Arbitration is typically run by a panel of three people. Normally one or more is an attorney and at least one comes from the business community. This panel is run by people that know a lot more about the “investment game” than the typical investor.
The story continues that this gentleman retired and went off to fish. Six months later he was back at work. Why, you ask? Because the broker proceeded to blow out, or otherwise lose, almost 80% of the investable dollars by investing in high risk technology stocks at the wrong time. Bought high and sold low, a known recipe for disaster.
To most people this was as clear a case of malfeasance as there ever was.
So what happened?
First, the broker did not have anything to go on beyond his own discussions and what the client had written on his original application. Where was the oversight? Where was the office manager who is supposed to monitor trading activity and losses?
The investor took the broker to arbitration and claimed he was cheated. He would never have authorized anything as aggressive as the way the broker speculated with his money. The broker countered with the copies of the investors signed forms indicating that he was a growth investor. To date the broker still works for the firm and the investor is back at his old job.

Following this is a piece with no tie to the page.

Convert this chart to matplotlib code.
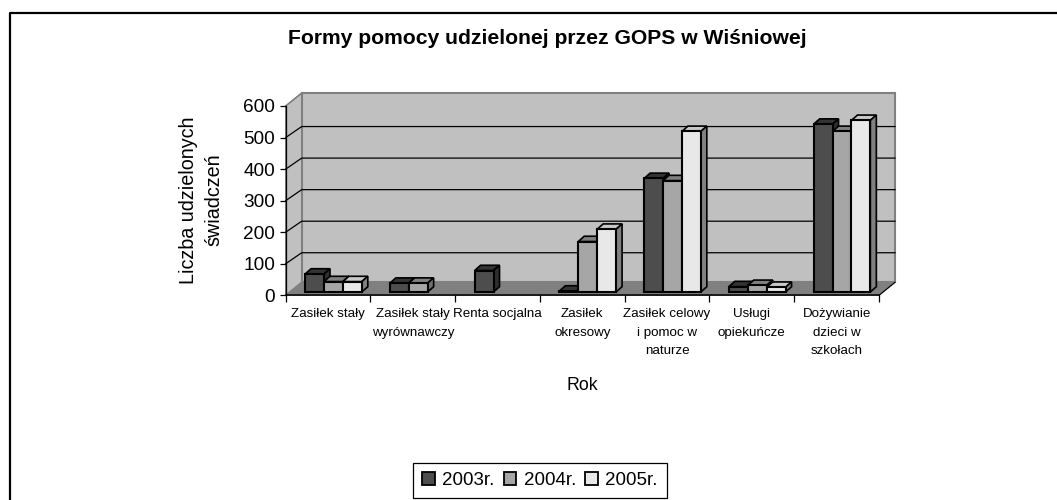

Every investor should have an IPS whether large or small, young or old whether employed or retired.
This document will provide to anyone that represents the investor the missing “operating instructions”. No longer will the investor be held to only the documents he or she signed that were provided by the brokerage firm
The IPS is the investors’ way of taking the typical brokerage application and adding the most important finishing touch. This is who I am, this is what I care about and this is what you should and more importantly shouldn’t do.